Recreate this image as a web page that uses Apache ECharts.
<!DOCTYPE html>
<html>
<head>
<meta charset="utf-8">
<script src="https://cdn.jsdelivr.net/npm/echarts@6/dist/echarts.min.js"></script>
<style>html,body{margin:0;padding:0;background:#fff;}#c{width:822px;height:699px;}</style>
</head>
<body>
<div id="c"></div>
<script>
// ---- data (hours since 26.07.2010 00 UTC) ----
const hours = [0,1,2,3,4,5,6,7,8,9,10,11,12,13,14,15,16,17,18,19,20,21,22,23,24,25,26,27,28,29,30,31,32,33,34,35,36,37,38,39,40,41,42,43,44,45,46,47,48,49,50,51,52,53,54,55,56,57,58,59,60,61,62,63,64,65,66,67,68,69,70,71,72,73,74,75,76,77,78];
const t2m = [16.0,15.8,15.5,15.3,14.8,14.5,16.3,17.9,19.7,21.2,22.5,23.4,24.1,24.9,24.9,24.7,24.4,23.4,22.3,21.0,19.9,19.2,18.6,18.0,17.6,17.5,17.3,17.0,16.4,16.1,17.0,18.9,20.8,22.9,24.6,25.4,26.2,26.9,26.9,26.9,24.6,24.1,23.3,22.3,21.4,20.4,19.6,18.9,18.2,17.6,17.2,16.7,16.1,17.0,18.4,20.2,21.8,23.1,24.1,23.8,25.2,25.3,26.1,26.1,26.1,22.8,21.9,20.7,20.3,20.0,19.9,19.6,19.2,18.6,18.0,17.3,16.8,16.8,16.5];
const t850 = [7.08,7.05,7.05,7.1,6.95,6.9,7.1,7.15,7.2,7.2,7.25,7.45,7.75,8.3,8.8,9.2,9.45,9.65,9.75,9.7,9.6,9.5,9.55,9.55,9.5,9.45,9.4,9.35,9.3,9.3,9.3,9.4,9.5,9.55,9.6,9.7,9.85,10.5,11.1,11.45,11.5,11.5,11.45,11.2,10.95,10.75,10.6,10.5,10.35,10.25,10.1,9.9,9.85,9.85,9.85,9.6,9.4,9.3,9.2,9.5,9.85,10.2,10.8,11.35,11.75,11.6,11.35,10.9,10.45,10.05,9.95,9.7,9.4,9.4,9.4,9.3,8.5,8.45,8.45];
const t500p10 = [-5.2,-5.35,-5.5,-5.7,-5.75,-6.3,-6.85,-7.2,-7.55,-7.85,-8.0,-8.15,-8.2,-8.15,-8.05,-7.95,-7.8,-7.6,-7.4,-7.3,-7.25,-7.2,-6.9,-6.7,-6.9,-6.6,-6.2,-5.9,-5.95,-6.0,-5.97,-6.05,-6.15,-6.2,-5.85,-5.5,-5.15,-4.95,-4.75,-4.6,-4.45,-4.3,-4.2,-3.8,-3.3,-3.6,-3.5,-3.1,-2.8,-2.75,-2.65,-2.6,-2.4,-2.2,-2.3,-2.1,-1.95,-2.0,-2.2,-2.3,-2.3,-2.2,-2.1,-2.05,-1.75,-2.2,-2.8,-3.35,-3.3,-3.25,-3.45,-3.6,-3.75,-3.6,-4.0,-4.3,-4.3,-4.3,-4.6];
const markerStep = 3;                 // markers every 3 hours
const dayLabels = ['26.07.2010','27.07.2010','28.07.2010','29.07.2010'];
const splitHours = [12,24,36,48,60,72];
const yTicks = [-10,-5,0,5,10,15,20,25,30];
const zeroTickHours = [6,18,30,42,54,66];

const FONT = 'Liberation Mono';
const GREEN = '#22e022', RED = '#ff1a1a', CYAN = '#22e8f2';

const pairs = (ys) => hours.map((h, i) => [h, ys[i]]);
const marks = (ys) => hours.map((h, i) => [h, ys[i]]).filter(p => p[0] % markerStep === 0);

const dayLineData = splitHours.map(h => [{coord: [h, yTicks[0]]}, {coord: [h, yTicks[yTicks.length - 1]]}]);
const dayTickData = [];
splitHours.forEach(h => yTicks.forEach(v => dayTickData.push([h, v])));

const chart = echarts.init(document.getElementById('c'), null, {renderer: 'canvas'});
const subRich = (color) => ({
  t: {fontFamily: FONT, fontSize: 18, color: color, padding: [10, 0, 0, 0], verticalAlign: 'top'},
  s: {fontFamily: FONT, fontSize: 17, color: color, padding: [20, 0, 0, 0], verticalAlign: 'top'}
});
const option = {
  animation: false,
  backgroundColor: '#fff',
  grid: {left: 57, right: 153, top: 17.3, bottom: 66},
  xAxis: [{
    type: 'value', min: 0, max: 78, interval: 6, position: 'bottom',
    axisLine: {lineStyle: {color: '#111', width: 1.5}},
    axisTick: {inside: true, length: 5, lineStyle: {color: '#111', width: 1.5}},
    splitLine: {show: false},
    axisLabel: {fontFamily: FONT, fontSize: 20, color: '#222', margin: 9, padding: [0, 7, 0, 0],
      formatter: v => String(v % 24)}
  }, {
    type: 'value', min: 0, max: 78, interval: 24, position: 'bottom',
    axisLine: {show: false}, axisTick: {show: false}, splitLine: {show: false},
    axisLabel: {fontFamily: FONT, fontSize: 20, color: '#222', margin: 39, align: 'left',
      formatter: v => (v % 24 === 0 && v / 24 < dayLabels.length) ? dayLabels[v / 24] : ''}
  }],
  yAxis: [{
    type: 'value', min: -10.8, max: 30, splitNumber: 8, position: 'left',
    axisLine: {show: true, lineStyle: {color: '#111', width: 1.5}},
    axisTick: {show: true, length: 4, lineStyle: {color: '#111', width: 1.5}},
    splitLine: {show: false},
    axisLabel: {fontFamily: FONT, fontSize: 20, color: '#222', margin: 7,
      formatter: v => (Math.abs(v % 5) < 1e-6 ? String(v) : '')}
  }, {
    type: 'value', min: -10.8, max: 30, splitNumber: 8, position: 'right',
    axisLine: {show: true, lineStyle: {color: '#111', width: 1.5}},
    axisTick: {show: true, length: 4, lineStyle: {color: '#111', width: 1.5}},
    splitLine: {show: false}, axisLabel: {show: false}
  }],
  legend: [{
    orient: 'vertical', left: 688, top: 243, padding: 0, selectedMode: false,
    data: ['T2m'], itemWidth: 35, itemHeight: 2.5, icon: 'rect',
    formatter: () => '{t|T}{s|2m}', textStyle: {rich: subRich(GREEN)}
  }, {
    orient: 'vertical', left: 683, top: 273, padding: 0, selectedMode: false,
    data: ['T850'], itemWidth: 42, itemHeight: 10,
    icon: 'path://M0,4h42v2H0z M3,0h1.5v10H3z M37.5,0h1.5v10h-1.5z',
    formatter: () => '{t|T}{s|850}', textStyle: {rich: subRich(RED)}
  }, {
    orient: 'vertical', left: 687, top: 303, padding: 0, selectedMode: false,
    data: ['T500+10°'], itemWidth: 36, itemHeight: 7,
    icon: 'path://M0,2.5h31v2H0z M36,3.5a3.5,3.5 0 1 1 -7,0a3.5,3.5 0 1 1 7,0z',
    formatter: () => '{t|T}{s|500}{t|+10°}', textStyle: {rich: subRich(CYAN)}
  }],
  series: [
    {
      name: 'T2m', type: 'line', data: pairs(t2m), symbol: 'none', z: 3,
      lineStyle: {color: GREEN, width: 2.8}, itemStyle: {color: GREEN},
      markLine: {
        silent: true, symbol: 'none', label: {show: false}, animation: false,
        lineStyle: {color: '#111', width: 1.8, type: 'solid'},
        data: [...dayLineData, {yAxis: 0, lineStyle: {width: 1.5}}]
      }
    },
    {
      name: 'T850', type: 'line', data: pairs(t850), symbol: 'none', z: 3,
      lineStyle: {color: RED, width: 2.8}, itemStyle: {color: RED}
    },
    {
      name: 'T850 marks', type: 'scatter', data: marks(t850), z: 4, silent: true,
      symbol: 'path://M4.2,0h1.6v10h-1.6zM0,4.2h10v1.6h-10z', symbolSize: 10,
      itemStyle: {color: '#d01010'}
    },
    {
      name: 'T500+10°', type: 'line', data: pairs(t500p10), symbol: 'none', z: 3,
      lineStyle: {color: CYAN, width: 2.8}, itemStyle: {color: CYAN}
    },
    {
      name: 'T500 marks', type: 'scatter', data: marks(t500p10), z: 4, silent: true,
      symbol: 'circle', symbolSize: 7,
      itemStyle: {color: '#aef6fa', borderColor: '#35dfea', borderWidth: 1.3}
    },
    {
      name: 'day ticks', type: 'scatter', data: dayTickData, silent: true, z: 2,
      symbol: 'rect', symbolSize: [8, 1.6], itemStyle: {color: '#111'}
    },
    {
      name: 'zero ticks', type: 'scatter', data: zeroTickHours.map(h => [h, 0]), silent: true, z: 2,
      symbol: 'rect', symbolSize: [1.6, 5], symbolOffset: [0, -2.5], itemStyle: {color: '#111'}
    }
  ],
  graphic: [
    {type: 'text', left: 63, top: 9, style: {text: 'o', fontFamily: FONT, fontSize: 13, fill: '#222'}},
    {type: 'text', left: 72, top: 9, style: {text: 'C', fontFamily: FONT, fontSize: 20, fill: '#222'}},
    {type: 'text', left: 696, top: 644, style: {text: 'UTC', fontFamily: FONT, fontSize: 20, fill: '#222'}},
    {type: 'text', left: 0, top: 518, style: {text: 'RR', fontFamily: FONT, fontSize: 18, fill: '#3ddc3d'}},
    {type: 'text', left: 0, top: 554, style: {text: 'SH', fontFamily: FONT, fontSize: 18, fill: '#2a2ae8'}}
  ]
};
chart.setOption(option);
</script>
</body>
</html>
####
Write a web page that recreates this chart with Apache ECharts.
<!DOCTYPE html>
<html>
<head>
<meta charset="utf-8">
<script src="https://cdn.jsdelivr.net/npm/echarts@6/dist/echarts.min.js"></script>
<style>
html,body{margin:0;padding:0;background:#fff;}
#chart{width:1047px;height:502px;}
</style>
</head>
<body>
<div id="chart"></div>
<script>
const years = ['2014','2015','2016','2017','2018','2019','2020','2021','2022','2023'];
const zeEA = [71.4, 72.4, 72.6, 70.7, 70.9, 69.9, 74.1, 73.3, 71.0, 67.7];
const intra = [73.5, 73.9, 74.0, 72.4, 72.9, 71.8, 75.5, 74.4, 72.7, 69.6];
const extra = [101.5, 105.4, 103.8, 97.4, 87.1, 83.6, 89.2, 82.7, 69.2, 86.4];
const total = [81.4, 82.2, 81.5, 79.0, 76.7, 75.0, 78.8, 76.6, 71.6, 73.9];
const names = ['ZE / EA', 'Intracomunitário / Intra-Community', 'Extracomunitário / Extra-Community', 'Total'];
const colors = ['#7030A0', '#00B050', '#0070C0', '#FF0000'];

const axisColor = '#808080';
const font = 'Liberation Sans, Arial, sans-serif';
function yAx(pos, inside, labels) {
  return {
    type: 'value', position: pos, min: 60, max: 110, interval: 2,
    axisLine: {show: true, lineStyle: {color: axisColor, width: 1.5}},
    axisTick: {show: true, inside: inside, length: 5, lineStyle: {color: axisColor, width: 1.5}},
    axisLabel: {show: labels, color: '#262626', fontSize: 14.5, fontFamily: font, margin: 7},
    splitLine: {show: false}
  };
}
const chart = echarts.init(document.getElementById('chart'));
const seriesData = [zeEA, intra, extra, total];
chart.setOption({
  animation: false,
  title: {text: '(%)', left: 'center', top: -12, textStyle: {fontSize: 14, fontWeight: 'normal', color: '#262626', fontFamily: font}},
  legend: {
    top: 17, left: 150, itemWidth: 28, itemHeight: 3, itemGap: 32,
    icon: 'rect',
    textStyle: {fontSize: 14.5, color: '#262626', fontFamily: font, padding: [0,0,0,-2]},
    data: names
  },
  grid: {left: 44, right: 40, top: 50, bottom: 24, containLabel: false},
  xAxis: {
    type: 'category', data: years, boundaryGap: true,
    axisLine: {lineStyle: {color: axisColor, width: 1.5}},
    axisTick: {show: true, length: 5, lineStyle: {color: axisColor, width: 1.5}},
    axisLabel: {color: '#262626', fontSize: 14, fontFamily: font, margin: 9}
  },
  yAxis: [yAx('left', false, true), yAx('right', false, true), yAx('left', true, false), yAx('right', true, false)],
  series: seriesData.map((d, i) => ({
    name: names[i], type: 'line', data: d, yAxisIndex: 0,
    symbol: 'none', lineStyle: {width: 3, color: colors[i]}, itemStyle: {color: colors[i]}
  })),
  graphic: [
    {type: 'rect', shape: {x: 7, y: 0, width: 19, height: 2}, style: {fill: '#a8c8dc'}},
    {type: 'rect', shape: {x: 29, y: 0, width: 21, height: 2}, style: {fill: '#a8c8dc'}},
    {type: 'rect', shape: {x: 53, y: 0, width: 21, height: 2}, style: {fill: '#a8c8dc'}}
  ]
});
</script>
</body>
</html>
####
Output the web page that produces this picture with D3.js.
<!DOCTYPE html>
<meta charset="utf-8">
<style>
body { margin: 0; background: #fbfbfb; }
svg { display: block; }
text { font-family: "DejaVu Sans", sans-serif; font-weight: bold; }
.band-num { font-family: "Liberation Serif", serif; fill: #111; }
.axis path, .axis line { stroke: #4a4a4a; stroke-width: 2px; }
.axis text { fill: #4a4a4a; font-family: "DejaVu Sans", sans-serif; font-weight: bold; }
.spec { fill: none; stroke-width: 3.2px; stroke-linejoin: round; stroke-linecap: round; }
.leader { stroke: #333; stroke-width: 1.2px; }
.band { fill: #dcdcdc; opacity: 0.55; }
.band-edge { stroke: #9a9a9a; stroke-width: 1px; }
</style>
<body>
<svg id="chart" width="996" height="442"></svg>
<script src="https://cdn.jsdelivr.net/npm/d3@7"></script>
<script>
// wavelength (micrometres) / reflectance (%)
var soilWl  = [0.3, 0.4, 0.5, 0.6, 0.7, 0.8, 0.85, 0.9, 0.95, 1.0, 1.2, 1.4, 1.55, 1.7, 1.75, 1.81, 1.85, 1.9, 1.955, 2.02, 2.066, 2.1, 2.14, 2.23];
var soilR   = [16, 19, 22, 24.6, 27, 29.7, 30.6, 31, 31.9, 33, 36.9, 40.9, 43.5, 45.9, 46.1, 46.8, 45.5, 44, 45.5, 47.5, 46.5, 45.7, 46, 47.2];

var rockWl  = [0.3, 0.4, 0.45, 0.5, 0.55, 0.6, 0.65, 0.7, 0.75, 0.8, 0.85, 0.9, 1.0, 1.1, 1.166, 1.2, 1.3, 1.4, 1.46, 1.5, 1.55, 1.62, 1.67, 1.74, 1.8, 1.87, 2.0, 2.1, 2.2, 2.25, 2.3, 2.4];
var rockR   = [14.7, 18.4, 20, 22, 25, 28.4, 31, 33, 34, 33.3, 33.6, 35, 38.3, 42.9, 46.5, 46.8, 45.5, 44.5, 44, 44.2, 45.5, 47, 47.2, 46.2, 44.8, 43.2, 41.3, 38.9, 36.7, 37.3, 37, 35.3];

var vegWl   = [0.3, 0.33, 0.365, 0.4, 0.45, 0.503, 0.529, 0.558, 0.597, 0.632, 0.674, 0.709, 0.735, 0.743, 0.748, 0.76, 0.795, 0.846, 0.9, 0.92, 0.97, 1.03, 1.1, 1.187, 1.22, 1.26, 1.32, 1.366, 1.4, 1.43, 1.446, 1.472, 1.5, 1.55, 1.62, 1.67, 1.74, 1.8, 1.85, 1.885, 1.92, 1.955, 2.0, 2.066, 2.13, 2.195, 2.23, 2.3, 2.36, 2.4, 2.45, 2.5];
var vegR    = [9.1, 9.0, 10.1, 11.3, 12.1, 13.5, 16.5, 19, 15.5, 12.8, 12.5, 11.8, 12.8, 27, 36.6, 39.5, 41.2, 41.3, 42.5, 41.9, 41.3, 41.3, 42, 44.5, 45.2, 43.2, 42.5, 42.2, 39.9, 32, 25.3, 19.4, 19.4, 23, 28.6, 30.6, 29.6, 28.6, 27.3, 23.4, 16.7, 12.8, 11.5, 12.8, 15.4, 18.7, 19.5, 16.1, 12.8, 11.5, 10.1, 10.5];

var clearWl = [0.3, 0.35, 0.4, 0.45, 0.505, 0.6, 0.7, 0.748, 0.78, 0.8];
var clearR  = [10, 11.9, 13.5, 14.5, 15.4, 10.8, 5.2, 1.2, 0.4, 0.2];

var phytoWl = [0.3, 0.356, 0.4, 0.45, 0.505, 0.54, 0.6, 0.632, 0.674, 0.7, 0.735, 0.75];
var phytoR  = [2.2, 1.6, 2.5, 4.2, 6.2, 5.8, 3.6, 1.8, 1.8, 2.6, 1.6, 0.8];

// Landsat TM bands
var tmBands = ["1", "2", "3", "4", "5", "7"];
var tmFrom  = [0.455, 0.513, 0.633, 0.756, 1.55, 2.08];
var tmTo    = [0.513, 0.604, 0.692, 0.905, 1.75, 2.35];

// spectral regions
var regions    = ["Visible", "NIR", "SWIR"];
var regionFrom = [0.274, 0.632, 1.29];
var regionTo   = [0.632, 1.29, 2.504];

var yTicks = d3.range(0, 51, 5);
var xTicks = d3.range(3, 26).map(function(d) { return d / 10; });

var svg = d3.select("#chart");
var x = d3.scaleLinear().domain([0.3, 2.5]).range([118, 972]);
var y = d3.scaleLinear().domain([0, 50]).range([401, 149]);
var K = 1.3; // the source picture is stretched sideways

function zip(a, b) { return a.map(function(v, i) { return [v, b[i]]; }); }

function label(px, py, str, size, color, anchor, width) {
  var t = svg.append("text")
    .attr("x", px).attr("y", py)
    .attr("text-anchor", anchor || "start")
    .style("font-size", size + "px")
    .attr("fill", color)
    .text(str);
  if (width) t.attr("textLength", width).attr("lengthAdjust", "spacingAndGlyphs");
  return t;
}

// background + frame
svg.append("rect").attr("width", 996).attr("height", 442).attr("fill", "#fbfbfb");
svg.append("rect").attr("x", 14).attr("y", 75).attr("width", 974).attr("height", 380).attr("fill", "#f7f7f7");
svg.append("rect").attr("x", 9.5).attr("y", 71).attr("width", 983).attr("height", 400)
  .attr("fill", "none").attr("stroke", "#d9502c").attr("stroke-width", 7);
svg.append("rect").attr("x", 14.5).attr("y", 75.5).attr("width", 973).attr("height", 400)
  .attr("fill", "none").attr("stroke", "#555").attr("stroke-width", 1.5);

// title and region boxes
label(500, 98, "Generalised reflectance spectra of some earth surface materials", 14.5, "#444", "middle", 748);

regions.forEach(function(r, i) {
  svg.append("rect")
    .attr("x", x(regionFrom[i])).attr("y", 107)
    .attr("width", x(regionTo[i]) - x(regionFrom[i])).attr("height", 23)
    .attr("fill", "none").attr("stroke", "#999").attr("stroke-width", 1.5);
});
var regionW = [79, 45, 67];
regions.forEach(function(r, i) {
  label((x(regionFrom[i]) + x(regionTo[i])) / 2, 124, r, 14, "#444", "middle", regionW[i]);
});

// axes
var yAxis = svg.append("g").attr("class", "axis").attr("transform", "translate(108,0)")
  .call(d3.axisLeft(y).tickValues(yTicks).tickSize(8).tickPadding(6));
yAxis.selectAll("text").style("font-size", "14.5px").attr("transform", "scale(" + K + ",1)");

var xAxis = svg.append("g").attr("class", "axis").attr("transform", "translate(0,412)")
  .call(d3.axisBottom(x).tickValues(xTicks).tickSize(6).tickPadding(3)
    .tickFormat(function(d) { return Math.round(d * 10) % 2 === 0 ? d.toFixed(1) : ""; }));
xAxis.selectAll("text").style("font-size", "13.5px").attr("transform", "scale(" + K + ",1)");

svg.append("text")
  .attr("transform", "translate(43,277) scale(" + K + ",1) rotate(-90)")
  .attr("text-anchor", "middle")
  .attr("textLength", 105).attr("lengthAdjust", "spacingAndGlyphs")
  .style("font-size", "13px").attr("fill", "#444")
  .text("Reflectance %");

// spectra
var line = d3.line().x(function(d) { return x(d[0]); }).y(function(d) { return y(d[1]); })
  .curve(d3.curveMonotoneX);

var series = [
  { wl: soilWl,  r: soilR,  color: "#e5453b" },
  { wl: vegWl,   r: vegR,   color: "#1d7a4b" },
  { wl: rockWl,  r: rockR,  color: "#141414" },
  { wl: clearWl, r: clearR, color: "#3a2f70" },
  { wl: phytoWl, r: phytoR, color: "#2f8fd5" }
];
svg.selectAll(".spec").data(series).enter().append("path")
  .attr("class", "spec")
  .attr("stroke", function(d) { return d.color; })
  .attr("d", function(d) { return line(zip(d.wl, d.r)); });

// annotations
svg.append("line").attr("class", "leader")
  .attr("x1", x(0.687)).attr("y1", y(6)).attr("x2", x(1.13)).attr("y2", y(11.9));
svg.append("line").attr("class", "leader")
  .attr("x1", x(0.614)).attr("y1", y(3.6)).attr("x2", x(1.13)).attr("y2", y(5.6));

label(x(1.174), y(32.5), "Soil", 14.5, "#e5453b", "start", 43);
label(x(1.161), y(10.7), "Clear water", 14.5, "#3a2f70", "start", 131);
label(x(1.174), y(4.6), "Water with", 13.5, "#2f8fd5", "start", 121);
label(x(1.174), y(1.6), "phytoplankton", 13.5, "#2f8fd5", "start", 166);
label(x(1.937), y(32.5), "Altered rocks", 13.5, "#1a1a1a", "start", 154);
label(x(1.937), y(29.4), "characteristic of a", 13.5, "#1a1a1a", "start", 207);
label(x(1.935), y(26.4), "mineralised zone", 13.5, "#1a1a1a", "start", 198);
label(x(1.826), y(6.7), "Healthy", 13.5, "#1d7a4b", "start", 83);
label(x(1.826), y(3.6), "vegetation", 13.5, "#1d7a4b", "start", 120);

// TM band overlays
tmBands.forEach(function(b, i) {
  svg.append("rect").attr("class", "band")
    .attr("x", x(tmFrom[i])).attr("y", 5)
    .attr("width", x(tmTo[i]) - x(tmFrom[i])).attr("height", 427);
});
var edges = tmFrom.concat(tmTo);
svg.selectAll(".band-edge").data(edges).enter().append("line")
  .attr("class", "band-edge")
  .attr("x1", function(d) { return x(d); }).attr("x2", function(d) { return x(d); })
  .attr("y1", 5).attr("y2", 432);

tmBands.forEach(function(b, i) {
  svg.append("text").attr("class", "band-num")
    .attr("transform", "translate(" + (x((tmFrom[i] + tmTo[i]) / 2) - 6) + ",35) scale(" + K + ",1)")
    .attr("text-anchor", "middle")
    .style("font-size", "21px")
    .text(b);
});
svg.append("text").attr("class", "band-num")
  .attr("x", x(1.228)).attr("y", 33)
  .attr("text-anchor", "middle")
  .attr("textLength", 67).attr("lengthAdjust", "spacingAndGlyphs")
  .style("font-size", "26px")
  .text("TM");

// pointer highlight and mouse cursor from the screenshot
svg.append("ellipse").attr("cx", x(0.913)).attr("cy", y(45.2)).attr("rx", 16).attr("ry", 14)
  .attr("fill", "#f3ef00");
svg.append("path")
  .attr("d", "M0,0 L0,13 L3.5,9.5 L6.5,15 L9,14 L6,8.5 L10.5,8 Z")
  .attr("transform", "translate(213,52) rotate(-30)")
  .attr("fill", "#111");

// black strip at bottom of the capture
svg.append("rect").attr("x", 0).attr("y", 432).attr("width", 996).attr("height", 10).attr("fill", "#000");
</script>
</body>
####
● **Set problem**
Transcribe, exactly and without additions, the lines of the records above, beginning with the line that contains "Write a web" and ending with the line that contains "const colors = ['#7030A0', '#00B050', '#0070C0', '#FF0000'];", both included.

● **Solved problem**
Write a web page that recreates this chart with Apache ECharts.
<!DOCTYPE html>
<html>
<head>
<meta charset="utf-8">
<script src="https://cdn.jsdelivr.net/npm/echarts@6/dist/echarts.min.js"></script>
<style>
html,body{margin:0;padding:0;background:#fff;}
#chart{width:1047px;height:502px;}
</style>
</head>
<body>
<div id="chart"></div>
<script>
const years = ['2014','2015','2016','2017','2018','2019','2020','2021','2022','2023'];
const zeEA = [71.4, 72.4, 72.6, 70.7, 70.9, 69.9, 74.1, 73.3, 71.0, 67.7];
const intra = [73.5, 73.9, 74.0, 72.4, 72.9, 71.8, 75.5, 74.4, 72.7, 69.6];
const extra = [101.5, 105.4, 103.8, 97.4, 87.1, 83.6, 89.2, 82.7, 69.2, 86.4];
const total = [81.4, 82.2, 81.5, 79.0, 76.7, 75.0, 78.8, 76.6, 71.6, 73.9];
const names = ['ZE / EA', 'Intracomunitário / Intra-Community', 'Extracomunitário / Extra-Community', 'Total'];
const colors = ['#7030A0', '#00B050', '#0070C0', '#FF0000'];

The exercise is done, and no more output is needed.